Domestic services depend much more on exports than commonly thought, as Dutch services represent a significant input to manufacturing. As a result, the often-used economic distinction between a tradeable manufacturing industry and a non-tradeable services sector does not paint an accurate picture of advanced economies.
Services are an important input to goods exports
Standard exports statistics show the euro value of exports by sector. They provide no insight into how much money the Dutch economy actually earns from these exports. The use of input-output tables allows for a breakdown of the production process, which makes it possible to determine which sectors actually contribute to Dutch GDP and, indirectly, to employment.

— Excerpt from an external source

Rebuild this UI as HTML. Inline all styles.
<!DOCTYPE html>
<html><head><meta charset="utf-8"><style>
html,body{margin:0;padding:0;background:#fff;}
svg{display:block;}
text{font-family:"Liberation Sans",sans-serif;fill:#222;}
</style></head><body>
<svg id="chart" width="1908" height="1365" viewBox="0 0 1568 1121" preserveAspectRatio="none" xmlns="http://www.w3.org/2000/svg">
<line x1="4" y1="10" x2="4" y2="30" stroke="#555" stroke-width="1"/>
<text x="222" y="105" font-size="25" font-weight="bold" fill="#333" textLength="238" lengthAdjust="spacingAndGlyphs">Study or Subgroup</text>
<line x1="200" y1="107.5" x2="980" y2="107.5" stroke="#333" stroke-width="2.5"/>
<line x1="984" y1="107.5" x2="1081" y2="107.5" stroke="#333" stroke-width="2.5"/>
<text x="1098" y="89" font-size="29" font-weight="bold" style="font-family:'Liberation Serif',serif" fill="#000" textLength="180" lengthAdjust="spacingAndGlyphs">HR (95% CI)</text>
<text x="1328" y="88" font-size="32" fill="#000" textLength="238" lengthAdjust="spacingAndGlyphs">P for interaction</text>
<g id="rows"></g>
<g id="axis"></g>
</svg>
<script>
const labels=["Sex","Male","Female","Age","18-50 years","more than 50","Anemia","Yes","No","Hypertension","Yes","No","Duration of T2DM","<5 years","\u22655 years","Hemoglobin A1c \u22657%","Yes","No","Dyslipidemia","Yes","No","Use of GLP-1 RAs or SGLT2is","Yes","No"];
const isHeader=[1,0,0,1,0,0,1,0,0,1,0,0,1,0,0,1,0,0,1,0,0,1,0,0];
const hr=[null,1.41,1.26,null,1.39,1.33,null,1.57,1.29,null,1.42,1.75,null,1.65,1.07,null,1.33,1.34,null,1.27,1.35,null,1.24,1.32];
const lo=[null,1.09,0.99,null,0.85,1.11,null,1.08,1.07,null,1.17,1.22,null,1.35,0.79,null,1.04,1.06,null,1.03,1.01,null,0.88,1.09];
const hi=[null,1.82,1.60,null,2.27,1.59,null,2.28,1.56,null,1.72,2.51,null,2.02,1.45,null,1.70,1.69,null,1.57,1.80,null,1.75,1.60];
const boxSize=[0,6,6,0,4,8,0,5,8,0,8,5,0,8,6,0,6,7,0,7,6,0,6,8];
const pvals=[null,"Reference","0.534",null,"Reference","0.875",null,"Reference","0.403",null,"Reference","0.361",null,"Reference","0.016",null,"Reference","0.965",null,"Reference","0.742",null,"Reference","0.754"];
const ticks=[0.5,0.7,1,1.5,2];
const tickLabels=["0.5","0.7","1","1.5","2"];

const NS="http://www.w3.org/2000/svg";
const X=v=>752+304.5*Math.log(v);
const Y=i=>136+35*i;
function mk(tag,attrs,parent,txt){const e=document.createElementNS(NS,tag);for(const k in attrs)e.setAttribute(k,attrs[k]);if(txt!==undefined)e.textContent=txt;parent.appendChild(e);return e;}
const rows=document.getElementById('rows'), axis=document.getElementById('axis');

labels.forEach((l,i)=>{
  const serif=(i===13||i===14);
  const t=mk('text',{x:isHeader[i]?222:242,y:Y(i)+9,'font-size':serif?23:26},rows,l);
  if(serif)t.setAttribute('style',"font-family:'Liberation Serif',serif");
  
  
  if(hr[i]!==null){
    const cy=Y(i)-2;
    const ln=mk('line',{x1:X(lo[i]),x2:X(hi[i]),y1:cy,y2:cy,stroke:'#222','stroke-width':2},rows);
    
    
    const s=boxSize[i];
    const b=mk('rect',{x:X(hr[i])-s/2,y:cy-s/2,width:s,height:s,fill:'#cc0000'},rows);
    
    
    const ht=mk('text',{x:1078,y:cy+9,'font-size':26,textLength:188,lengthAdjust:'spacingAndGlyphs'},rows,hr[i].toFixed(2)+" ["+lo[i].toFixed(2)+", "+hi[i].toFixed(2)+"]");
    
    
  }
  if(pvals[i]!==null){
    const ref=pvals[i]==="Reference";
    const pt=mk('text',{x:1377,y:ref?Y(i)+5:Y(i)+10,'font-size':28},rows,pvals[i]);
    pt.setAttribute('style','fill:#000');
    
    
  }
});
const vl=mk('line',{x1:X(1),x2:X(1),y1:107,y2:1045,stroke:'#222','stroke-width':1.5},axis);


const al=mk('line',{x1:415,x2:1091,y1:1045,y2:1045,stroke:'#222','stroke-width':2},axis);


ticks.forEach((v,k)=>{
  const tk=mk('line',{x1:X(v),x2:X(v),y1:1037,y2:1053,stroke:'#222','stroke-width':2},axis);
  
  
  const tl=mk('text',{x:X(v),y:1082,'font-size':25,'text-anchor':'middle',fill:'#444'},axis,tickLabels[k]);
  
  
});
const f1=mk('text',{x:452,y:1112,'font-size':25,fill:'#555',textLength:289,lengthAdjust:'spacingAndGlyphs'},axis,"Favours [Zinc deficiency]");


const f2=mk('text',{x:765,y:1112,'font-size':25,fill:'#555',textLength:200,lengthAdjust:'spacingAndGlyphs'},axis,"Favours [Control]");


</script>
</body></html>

The value added in Dutch exports is calculated as the difference between the exports value and the value of raw materials and intermediate goods used in the production process. For example, the valued added to the Dutch economy by a Dutch tyre manufacturer exporting to Germany is different from the value of tyre exports. That is because tyre production requires the input of imported rubber. Therefore, the contribution of this tyre manufacturer’s exports to GDP is the difference between the value of tyre exports and its rubber imports.

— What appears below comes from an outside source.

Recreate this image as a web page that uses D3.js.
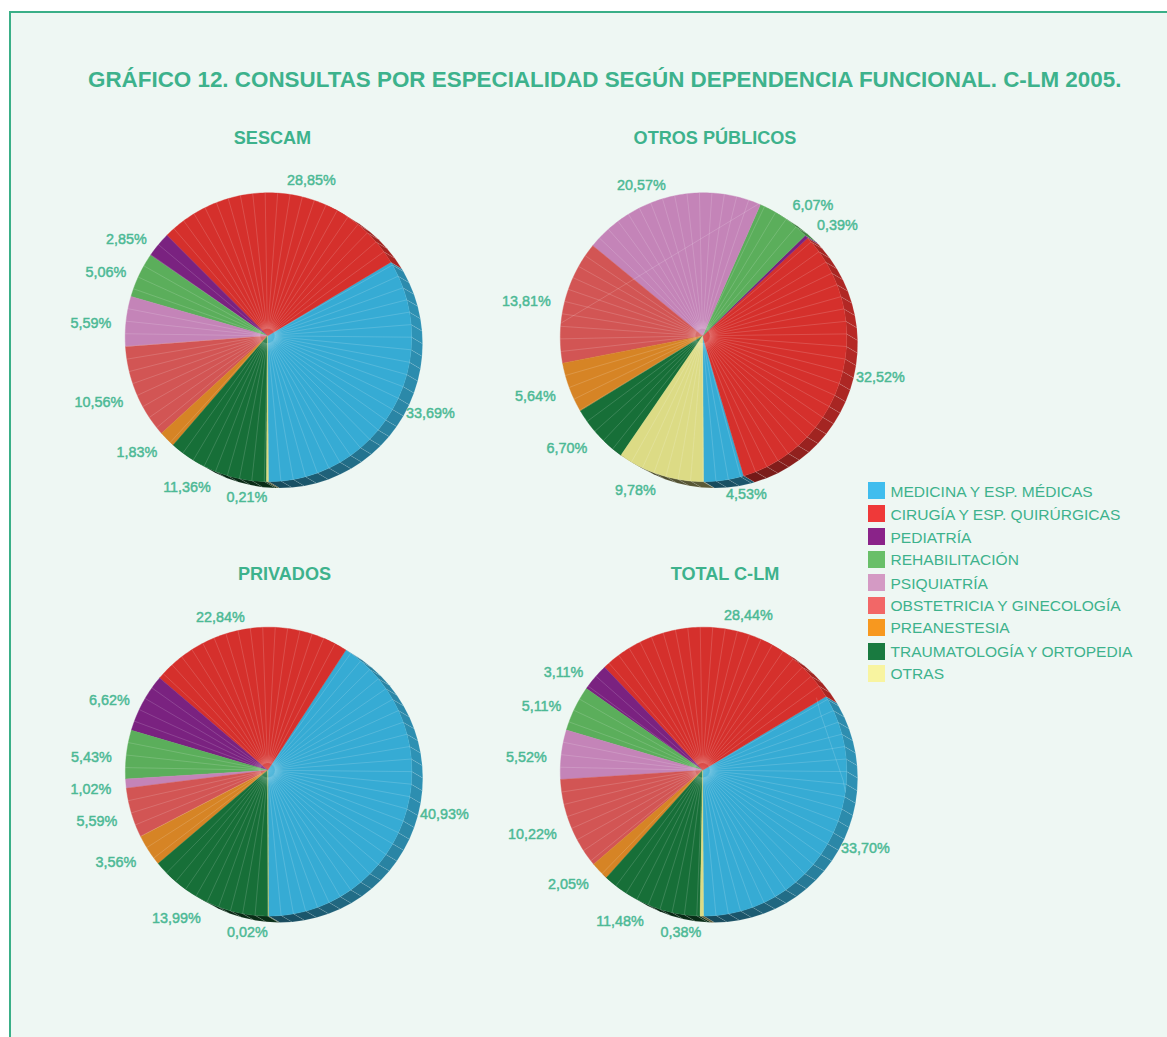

Within a country, production chains are also split, which means that not all value added generated within the Netherlands should be assigned to the exporting sector. For example, if the tyre manufacturer uses many Dutch services – for example, financial, logistical or marketing services – to export the tyres, part of the value added needs to be allocated to other sectors.
Measured in terms of value added, services are the driving force behind Dutch exports
In order to break down into sectors the valued added in exports, we used the OECD-WTO Trade in Value Added database (TiVA), which provides information about four broad sectors: agriculture and mining, manufacturing, services and other. The “other” category consists of the construction sector and utilities.

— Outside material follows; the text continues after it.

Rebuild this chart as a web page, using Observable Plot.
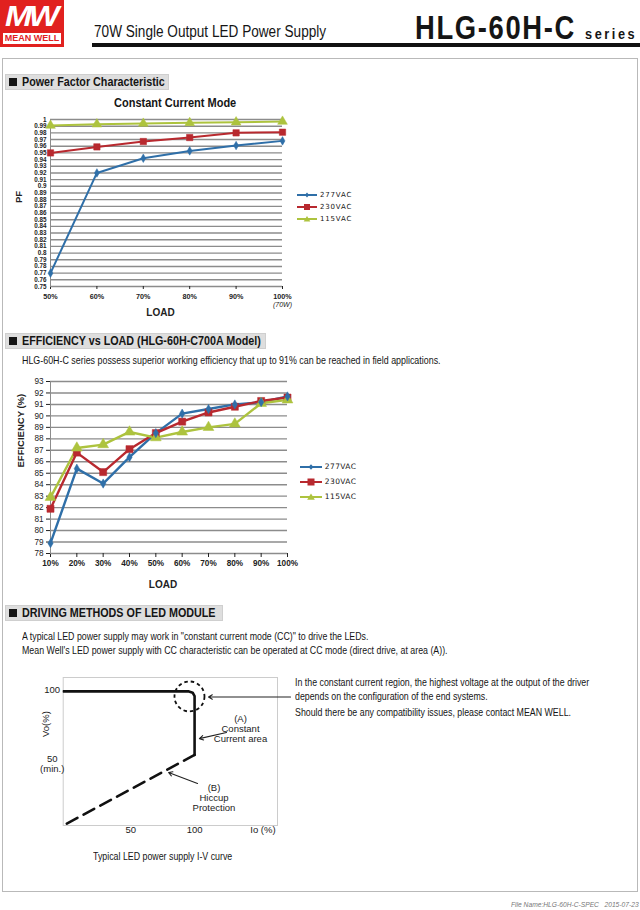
<!DOCTYPE html>
<html><head><meta charset="utf-8">
<script src="https://cdn.jsdelivr.net/npm/d3@7"></script>
<script src="https://cdn.jsdelivr.net/npm/@observablehq/plot@0.6"></script>
<style>
body{margin:0;background:#fff;}
#page{position:relative;width:640px;height:910px;overflow:hidden;font-family:"Liberation Sans",Arial,sans-serif;color:#151515;}
.abs{position:absolute;white-space:nowrap;transform-origin:0 0;}
.sec{position:absolute;left:5px;height:16px;background:#dedede;border:1px solid #cfcfcf;box-sizing:border-box;font-weight:bold;font-size:12.5px;line-height:15px;padding-left:3px;white-space:nowrap;overflow:hidden;}
.sec span.sq{display:inline-block;width:8px;height:8px;background:#151515;margin-right:5px;vertical-align:0px;}
.sec span.t{display:inline-block;transform:scaleX(0.86);transform-origin:0 50%;}
.txt{font-size:10.5px;line-height:13px;transform:scaleX(0.84);}
.leg{position:absolute;font-family:"DejaVu Sans","Liberation Sans",sans-serif;}
.leg div{height:12px;line-height:12px;white-space:nowrap;}
.leg svg{vertical-align:middle;}
</style></head>
<body>
<div id="page">
  <!-- logo -->
  <div class="abs" style="left:0;top:0;width:64px;height:47px;background:#e1211f;">
    <div style="position:absolute;left:5px;top:1px;font:italic bold 29px/30px 'Liberation Sans';color:#fff;letter-spacing:-3px;transform:scaleX(1.12);transform-origin:0 0;">MW</div>
    <div style="position:absolute;left:3px;top:33px;width:58px;height:11px;background:#fff;text-align:center;font:bold 9px/11px 'Liberation Sans';color:#e1211f;">MEAN WELL</div>
  </div>
  <!-- header -->
  <div class="abs" style="left:94px;top:23px;font-size:16px;line-height:18px;transform:scaleX(0.85);">70W Single Output LED Power Supply</div>
  <div class="abs" style="left:415px;top:10px;font-size:33px;line-height:36px;font-weight:bold;letter-spacing:2px;transform:scaleX(0.83);">HLG-60H-C</div>
  <div class="abs" style="left:585px;top:25px;font-size:15px;line-height:18px;font-weight:bold;letter-spacing:3px;transform:scaleX(0.85);">series</div>
  <div class="abs" style="left:92px;top:43px;width:548px;height:4px;background:#111;"></div>
  <!-- frame -->
  <div class="abs" style="left:2px;top:58px;width:636px;height:834px;border:1px solid #b9b9b9;box-sizing:border-box;"></div>

  <div class="sec" style="top:74px;width:164px;"><span class="sq"></span><span class="t">Power Factor Characteristic</span></div>
  <div class="abs" style="left:114px;top:96px;font-size:12.5px;line-height:15px;font-weight:bold;transform:scaleX(0.88);">Constant Current Mode</div>
  <div id="pf" class="abs" style="left:0;top:108px;"></div>
  <div id="pfleg" class="leg" style="left:297px;top:189px;font-size:7px;letter-spacing:0.8px;"></div>

  <div class="sec" style="top:333px;width:261px;"><span class="sq"></span><span class="t">EFFICIENCY vs LOAD (HLG-60H-C700A Model)</span></div>
  <div class="abs txt" style="left:22px;top:354px;transform:scaleX(0.846);">HLG-60H-C series possess superior working efficiency that up to 91% can be reached in field applications.</div>
  <div id="eff" class="abs" style="left:0;top:372px;"></div>
  <div id="effleg" class="leg" style="left:300px;top:459px;font-size:7.5px;letter-spacing:0.4px;"></div>

  <div class="sec" style="top:605px;width:218px;"><span class="sq"></span><span class="t">DRIVING METHODS OF LED MODULE</span></div>
  <div class="abs txt" style="left:22px;top:630px;">A typical LED power supply may work in "constant current mode (CC)" to drive the LEDs.</div>
  <div class="abs txt" style="left:22px;top:644px;">Mean Well's LED power supply with CC characteristic can be operated at CC mode (direct drive, at area (A)).</div>
  <div id="iv" class="abs" style="left:30px;top:670px;"></div>
  <div class="abs txt" style="left:295px;top:676px;">In the constant current region, the highest voltage at the output of the driver</div>
  <div class="abs txt" style="left:295px;top:690px;">depends on the configuration of the end systems.</div>
  <div class="abs txt" style="left:295px;top:706px;">Should there be any compatibility issues, please contact MEAN WELL.</div>
  <div class="abs txt" style="left:93px;top:850px;">Typical LED power supply I-V curve</div>

  <div class="abs" style="left:511px;top:900px;font-size:7.5px;line-height:10px;font-style:italic;color:#777;transform:scaleX(0.89);">File Name:HLG-60H-C-SPEC&nbsp;&nbsp;&nbsp;2015-07-23</div>
</div>
<script>
// ---------- data ----------
const series = ["277VAC", "230VAC", "115VAC"];
const seriesColors = ["#2f6fa8", "#b8292f", "#adc33e"];
const seriesSymbols = ["diamond", "square", "triangle"];

const pfLoad = [50, 60, 70, 80, 90, 100];
const pf277 = [0.770, 0.920, 0.942, 0.953, 0.961, 0.968];
const pf230 = [0.950, 0.959, 0.967, 0.973, 0.980, 0.981];
const pf115 = [0.991, 0.993, 0.994, 0.995, 0.996, 0.997];
const pfTicks = [0.75, 0.76, 0.77, 0.78, 0.79, 0.8, 0.81, 0.82, 0.83, 0.84, 0.85, 0.86, 0.87,
                 0.88, 0.89, 0.9, 0.91, 0.92, 0.93, 0.94, 0.95, 0.96, 0.97, 0.98, 0.99, 1];
const pfLoadNote = [{load: 100, text: "(70W)"}];

const effLoad = [10, 20, 30, 40, 50, 60, 70, 80, 90, 100];
const eff277 = [78.9, 85.4, 84.1, 86.4, 88.5, 90.2, 90.6, 91.0, 91.2, 91.7];
const eff230 = [81.9, 86.8, 85.1, 87.1, 88.5, 89.5, 90.3, 90.8, 91.3, 91.6];
const eff115 = [82.9, 87.2, 87.5, 88.6, 88.1, 88.6, 89.0, 89.3, 91.1, 91.4];
const effTicks = [78, 79, 80, 81, 82, 83, 84, 85, 86, 87, 88, 89, 90, 91, 92, 93];

// I-V diagram (Io %, Vo %)
const ivSolid = [{io: -3, vo: 100}, {io: 95, vo: 100}, {io: 98.5, vo: 99}, {io: 100, vo: 96.5}, {io: 100, vo: 54}];
const ivHiccup = [{io: 100, vo: 54}, {io: -3, vo: 3}];
const ivCircle = [{io: 96, vo: 96.3}];
const ivArrows = [
  {x1: 175.2, y1: 95.9, x2: 110.9, y2: 95.9},
  {x1: 125.0, y1: 70.2, x2: 103.8, y2: 65.8},
  {x1: 102.3, y1: 33.4, x2: 79.6, y2: 41.3}
];
const ivNotes = [
  {io: 136, vo: 73.1, text: "(A)\nConstant\nCurrent area"},
  {io: 115.2, vo: 23.2, text: "(B)\nHiccup\nProtection"}
];
const ivXTicks = [{v: 50, label: "50"}, {v: 100, label: "100"}, {v: 153.6, label: "Io (%)"}];
const ivYTicks = [{v: 100, label: "100"}, {v: 50, label: "50\n(min.)"}];
const ivYTitle = [{v: 67, label: "Vo(%)"}];

// ---------- build rows ----------
function rows(xs, ys, name) { return xs.map((x, i) => ({load: x, value: ys[i], series: name})); }
const pfRows = [...rows(pfLoad, pf277, series[0]), ...rows(pfLoad, pf230, series[1]), ...rows(pfLoad, pf115, series[2])];
const effRows = [...rows(effLoad, eff277, series[0]), ...rows(effLoad, eff230, series[1]), ...rows(effLoad, eff115, series[2])];

const sans = "'Liberation Sans', Arial, sans-serif";

// ---------- PF chart ----------
const pf = Plot.plot({
  width: 296, height: 214,
  marginTop: 11, marginBottom: 36, marginLeft: 50, marginRight: 14,
  style: {fontFamily: sans, fontSize: "7.2px", color: "#222", background: "transparent", overflow: "visible"},
  x: {domain: [50, 100]},
  y: {domain: [0.75, 1]},
  color: {domain: series, range: seriesColors},
  symbol: {domain: series, range: seriesSymbols},
  r: {type: "identity"},
  marks: [
    Plot.gridY(pfTicks, {stroke: "#8c8c8c", strokeOpacity: 1, strokeWidth: 1.4}),
    Plot.axisY({ticks: pfTicks, tickSize: 0, tickPadding: 4, fontWeight: "bold", fontSize: 6.3, label: null,
      tickFormat: d => String(+d.toFixed(2))}),
    Plot.axisX({ticks: pfLoad, tickSize: 3, tickPadding: 4, fontWeight: "bold", label: null,
      tickFormat: d => d + "%"}),
    Plot.frame({anchor: "left", stroke: "#8c8c8c"}),
    Plot.text(pfLoadNote, {x: "load", text: "text", frameAnchor: "bottom", lineAnchor: "top", dy: 16, fontSize: 7, fontStyle: "italic"}),
    Plot.text(["LOAD"], {frameAnchor: "bottom", lineAnchor: "top", dy: 22, dx: -6, fontSize: 10, fontWeight: "bold"}),
    Plot.text(["PF"], {frameAnchor: "left", rotate: -90, dx: -32, fontSize: 9.5, fontWeight: "bold"}),
    Plot.line(pfRows, {x: "load", y: "value", z: "series", stroke: "series", strokeWidth: 2}),
    Plot.dot(pfRows, {x: "load", y: "value", fill: "series", symbol: "series", r: d => d.series === "277VAC" ? 2.6 : 3.6, stroke: "series", strokeWidth: 0.5})
  ]
});
document.getElementById("pf").append(pf);

// ---------- Efficiency chart ----------
const eff = Plot.plot({
  width: 302, height: 221,
  marginTop: 9, marginBottom: 40, marginLeft: 50, marginRight: 15,
  style: {fontFamily: sans, fontSize: "8.2px", color: "#222", background: "transparent", overflow: "visible"},
  x: {domain: [10, 100]},
  y: {domain: [78, 93]},
  color: {domain: series, range: seriesColors},
  symbol: {domain: series, range: seriesSymbols},
  r: {type: "identity"},
  marks: [
    Plot.gridY(effTicks, {stroke: "#8c8c8c", strokeOpacity: 1, strokeWidth: 1.4}),
    Plot.axisY({ticks: effTicks, tickSize: 4, tickPadding: 3, label: null, tickFormat: d => String(d)}),
    Plot.axisX({ticks: effLoad, tickSize: 4, tickPadding: 3, label: null, tickFormat: d => d + "%", fontWeight: "bold"}),
    Plot.frame({anchor: "left", stroke: "#8c8c8c"}),
    Plot.text(["LOAD"], {frameAnchor: "bottom", lineAnchor: "top", dy: 27, dx: -6, fontSize: 10, fontWeight: "bold"}),
    Plot.text(["EFFICIENCY (%)"], {frameAnchor: "left", rotate: -90, dx: -30, fontSize: 9.5, fontWeight: "bold"}),
    Plot.line(effRows, {x: "load", y: "value", z: "series", stroke: "series", strokeWidth: 2.4}),
    Plot.dot(effRows, {x: "load", y: "value", fill: "series", symbol: "series", r: d => d.series === "277VAC" ? 2.8 : 4, stroke: "series", strokeWidth: 0.5})
  ]
});
document.getElementById("eff").append(eff);

// ---------- legends ----------
function legend(id, w, mk, rowH) {
  const el = document.getElementById(id);
  series.forEach((s, i) => {
    const row = document.createElement("div");
    row.style.height = rowH + "px";
    row.style.lineHeight = rowH + "px";
    const sym = i === 0
      ? `<path d="M${w/2} ${6-mk*0.8} L${w/2+mk*0.7} 6 L${w/2} ${6+mk*0.8} L${w/2-mk*0.7} 6Z" fill="${seriesColors[i]}"/>`
      : i === 1
      ? `<rect x="${w/2-mk}" y="${6-mk}" width="${2*mk}" height="${2*mk}" fill="${seriesColors[i]}"/>`
      : `<path d="M${w/2} ${6-mk} L${w/2+mk*1.1} ${6+mk*0.8} L${w/2-mk*1.1} ${6+mk*0.8}Z" fill="${seriesColors[i]}"/>`;
    row.innerHTML = `<svg width="${w}" height="12"><line x1="0" x2="${w}" y1="6" y2="6" stroke="${seriesColors[i]}" stroke-width="2"/>${sym}</svg> ${s}`;
    el.append(row);
  });
}
legend("pfleg", 20, 3, 12);
legend("effleg", 22, 3.5, 15);

// ---------- I-V curve ----------
const iv = Plot.plot({
  width: 262, height: 170,
  marginTop: 7, marginBottom: 15, marginLeft: 32.7, marginRight: 15,
  style: {fontFamily: sans, fontSize: "9.5px", color: "#222", background: "transparent", overflow: "visible"},
  x: {domain: [-3, 165], axis: null},
  y: {domain: [3, 110], axis: null},
  marks: [
    Plot.frame({stroke: "#cccccc"}),
    Plot.line(ivSolid, {x: "io", y: "vo", strokeWidth: 2.6, stroke: "#111", clip: true}),
    Plot.line(ivHiccup, {x: "io", y: "vo", strokeWidth: 2.6, stroke: "#111", strokeDasharray: "12,7", clip: true}),
    Plot.dot(ivCircle, {x: "io", y: "vo", r: 15, stroke: "#111", strokeWidth: 1.8, strokeDasharray: "3.5,3"}),
    Plot.arrow(ivArrows, {x1: "x1", y1: "y1", x2: "x2", y2: "y2", headLength: 6, strokeWidth: 1.1, stroke: "#222"}),
    Plot.text(ivNotes, {x: "io", y: "vo", text: "text", lineHeight: 1.05}),
    Plot.text(ivXTicks, {x: "v", text: "label", frameAnchor: "bottom", lineAnchor: "top", dy: 1}),
    Plot.text(ivYTicks, {y: "v", text: "label", frameAnchor: "left", textAnchor: "middle", lineAnchor: "top", dy: -5, dx: -11}),
    Plot.text(ivYTitle, {y: "v", text: "label", frameAnchor: "left", rotate: -90, dx: -17})
  ]
});
document.getElementById("iv").append(iv);
</script>
</body></html>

Figure 1a shows that the Dutch manufacturing sector accounts for more than 63% of the value of domestically produced exports. [note 1] Services and agriculture and mining follow at considerable distance, accounting for 24% and 11%, respectively. [note 2] These figures relate to the most recent year included in the TiVA database, which is 2009. However, it is important to note that there are no large year-to-year changes in these percentages. The above percentages might imply that manufacturing stands to gain most from exports of Dutch goods and services. In terms of value added, however, the services sector is by far the most important sector, accounting for almost 50% of total value added in exports (Figure 1b). Manufacturing and agriculture and mining follow at considerable distance, with shares of 33% and 15%, respectively.